Source code of charts:
┌──

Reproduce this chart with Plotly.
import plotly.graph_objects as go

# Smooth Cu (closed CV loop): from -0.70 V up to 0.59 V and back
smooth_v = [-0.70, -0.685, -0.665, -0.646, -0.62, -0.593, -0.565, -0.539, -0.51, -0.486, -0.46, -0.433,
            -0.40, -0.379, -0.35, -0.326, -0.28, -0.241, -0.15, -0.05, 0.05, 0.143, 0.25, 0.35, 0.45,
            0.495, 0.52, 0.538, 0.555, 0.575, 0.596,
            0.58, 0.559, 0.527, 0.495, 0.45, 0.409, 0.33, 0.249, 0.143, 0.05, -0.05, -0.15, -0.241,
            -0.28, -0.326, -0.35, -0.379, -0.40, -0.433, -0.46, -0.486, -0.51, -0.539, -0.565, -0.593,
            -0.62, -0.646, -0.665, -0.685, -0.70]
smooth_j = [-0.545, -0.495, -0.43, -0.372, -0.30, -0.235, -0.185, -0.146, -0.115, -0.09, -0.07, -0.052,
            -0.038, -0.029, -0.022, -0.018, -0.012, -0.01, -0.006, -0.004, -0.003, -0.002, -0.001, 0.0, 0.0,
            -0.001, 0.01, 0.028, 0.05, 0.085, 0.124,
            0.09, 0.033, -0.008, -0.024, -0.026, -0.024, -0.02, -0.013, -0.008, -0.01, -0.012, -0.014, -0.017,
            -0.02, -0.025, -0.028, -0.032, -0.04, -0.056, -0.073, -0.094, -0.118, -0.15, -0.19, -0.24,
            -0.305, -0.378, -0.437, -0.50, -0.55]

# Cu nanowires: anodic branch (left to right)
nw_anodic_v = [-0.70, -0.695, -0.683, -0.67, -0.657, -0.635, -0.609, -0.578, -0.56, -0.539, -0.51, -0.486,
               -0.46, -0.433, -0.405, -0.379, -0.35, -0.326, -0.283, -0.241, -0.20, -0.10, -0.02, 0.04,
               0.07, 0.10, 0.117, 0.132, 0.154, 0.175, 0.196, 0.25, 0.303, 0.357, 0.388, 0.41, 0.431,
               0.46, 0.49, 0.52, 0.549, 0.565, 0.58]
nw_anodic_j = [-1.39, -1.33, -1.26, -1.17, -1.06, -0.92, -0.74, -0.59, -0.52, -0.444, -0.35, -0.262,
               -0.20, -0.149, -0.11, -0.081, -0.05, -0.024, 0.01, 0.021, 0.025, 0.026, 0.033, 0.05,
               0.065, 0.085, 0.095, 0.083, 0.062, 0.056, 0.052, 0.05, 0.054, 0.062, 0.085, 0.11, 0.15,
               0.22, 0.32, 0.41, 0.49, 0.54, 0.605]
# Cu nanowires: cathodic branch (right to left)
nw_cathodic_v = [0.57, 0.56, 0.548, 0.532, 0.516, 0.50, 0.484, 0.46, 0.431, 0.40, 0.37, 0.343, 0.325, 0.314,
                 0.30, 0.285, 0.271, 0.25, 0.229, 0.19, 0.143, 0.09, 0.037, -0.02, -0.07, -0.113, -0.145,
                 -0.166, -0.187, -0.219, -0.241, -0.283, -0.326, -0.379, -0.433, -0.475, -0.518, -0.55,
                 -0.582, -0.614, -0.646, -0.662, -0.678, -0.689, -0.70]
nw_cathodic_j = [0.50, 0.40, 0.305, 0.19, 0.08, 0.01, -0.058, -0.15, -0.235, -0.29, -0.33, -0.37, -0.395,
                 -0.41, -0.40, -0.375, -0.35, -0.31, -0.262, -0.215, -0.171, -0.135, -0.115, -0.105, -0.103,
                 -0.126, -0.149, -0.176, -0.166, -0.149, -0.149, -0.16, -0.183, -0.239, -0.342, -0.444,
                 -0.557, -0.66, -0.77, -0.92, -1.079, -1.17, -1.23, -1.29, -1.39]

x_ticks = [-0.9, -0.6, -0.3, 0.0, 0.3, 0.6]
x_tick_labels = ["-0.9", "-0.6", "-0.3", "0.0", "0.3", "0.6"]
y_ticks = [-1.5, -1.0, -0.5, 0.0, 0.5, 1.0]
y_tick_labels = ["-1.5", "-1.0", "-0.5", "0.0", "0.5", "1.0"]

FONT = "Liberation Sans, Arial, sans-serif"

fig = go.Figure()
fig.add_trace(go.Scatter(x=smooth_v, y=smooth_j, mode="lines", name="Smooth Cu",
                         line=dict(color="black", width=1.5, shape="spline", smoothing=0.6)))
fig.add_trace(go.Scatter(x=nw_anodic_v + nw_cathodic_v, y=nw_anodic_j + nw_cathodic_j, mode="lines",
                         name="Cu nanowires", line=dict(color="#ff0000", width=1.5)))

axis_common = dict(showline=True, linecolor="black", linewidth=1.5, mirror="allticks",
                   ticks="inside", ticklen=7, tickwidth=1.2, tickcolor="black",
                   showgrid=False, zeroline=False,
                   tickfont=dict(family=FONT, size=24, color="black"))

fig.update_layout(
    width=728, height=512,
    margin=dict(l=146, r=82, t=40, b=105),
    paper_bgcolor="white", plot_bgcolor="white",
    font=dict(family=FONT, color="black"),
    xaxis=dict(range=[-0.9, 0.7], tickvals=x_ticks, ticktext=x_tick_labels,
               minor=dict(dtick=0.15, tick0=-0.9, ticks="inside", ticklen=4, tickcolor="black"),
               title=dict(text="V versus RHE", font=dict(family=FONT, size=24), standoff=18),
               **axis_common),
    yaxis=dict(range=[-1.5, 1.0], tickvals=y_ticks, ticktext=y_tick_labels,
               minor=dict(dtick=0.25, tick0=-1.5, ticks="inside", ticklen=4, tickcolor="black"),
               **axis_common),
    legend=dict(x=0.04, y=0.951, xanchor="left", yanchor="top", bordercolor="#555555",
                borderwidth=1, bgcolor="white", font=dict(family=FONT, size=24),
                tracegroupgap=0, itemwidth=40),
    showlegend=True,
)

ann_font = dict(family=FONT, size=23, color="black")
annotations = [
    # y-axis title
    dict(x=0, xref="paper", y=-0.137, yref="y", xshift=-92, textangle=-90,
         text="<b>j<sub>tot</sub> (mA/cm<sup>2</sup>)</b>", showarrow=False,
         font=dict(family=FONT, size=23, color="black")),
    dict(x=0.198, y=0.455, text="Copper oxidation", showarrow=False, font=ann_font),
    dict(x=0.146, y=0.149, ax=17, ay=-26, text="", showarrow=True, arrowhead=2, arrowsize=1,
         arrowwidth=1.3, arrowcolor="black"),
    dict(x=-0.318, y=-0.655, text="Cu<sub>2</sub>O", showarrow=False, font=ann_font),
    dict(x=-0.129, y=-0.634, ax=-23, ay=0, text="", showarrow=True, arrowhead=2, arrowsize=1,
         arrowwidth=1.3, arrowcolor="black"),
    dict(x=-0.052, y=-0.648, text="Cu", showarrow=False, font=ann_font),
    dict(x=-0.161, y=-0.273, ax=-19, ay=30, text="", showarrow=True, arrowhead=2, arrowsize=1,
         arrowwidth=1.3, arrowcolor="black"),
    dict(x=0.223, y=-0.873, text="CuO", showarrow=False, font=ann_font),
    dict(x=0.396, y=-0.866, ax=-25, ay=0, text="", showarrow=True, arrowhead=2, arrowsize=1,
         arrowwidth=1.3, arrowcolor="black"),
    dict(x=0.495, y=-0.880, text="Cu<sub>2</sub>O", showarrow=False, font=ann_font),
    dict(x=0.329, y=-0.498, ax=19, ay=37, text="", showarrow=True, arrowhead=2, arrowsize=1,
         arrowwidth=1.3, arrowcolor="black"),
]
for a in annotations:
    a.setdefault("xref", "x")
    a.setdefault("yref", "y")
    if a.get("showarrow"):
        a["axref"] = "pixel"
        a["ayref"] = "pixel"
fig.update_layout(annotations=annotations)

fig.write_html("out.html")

└──
┌──

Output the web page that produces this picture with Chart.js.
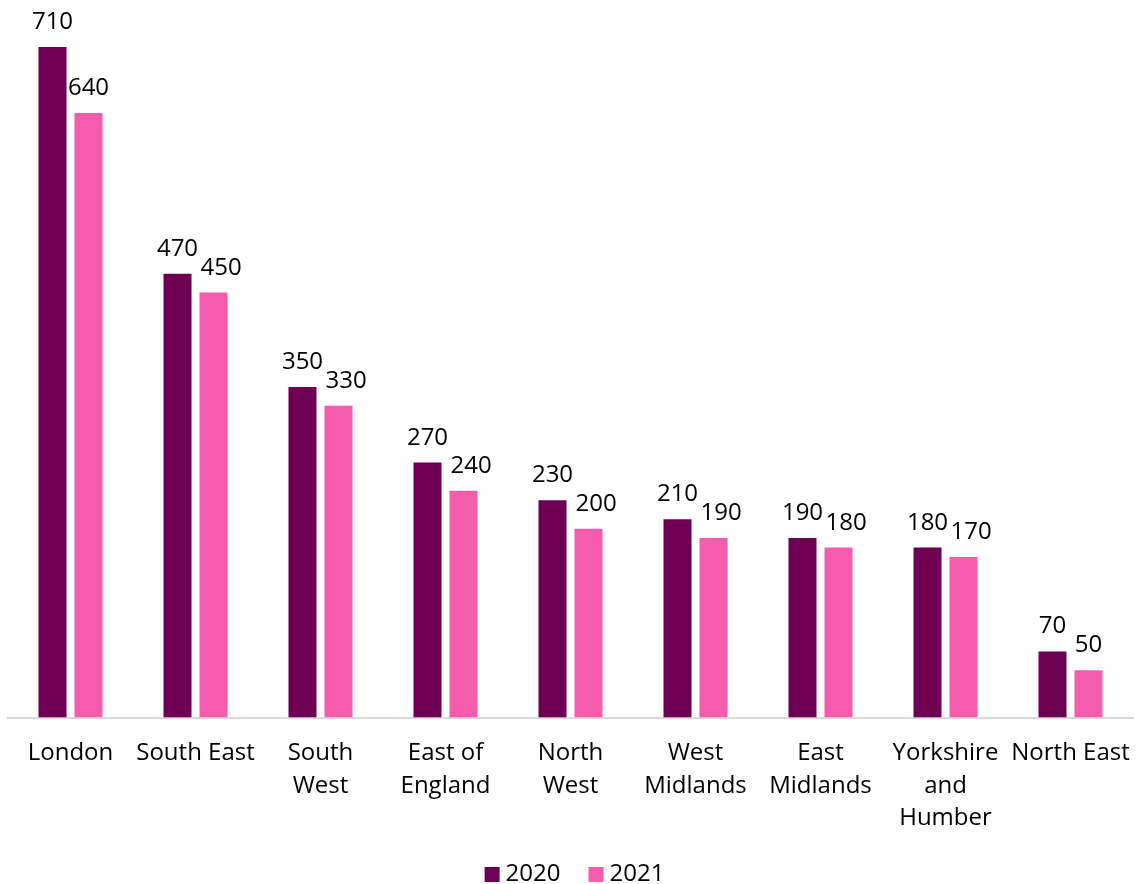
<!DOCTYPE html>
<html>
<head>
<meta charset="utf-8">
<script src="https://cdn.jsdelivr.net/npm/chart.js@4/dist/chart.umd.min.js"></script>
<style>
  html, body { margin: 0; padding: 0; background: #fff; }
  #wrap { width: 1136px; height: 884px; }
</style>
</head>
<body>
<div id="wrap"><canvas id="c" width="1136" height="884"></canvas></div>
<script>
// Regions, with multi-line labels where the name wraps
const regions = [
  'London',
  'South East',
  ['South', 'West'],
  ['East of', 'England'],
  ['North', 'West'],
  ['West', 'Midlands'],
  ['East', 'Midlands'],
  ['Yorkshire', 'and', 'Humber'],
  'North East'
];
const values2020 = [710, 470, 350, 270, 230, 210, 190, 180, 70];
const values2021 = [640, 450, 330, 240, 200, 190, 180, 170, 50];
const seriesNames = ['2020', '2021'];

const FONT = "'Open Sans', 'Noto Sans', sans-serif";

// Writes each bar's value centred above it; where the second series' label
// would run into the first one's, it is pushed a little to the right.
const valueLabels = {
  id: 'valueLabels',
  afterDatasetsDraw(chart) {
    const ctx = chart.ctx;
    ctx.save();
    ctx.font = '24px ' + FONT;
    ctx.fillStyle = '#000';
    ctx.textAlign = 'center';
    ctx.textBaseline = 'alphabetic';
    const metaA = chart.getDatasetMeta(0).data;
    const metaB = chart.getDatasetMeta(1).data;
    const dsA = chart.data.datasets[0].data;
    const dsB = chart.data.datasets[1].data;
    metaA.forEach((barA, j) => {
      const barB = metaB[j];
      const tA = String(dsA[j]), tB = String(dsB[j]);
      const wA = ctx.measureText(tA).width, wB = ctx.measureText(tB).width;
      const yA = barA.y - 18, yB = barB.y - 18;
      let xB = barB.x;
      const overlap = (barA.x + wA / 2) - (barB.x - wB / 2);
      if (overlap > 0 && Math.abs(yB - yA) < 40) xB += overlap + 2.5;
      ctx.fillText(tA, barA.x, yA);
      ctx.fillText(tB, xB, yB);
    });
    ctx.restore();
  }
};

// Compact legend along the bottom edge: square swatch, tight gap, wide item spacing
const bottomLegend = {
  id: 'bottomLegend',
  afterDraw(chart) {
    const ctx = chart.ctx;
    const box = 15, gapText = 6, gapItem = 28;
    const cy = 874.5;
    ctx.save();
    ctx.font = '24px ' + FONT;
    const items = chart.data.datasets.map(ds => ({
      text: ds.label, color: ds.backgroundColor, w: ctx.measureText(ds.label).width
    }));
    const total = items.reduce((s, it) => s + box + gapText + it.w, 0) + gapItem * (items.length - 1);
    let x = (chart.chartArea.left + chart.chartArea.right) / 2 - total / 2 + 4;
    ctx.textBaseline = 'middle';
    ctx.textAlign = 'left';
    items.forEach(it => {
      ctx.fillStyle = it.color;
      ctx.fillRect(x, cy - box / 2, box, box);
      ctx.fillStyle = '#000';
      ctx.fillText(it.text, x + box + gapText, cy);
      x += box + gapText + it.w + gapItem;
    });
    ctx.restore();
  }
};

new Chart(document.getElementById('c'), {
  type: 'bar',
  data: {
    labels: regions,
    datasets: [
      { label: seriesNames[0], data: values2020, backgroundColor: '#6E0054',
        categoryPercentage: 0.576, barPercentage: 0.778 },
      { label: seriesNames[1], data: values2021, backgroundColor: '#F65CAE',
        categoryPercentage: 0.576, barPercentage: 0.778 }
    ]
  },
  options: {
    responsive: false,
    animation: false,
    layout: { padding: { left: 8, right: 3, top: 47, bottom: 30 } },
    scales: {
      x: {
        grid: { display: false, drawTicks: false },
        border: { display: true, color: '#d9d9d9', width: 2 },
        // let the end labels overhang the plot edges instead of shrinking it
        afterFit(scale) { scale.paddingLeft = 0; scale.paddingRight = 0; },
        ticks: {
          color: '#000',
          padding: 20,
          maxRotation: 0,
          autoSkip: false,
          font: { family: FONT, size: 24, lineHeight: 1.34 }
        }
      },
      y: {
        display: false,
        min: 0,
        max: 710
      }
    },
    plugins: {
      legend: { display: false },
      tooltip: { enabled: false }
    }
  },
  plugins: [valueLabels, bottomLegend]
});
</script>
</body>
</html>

└──

**OBJECTIVE**
Print exactly the lines from the one containing "Reproduce this chart with Plotly." to the one containing "import plotly.graph_objects as go", both included, and nothing else.

**OUTPUT OF THE TASK**
Reproduce this chart with Plotly.
import plotly.graph_objects as go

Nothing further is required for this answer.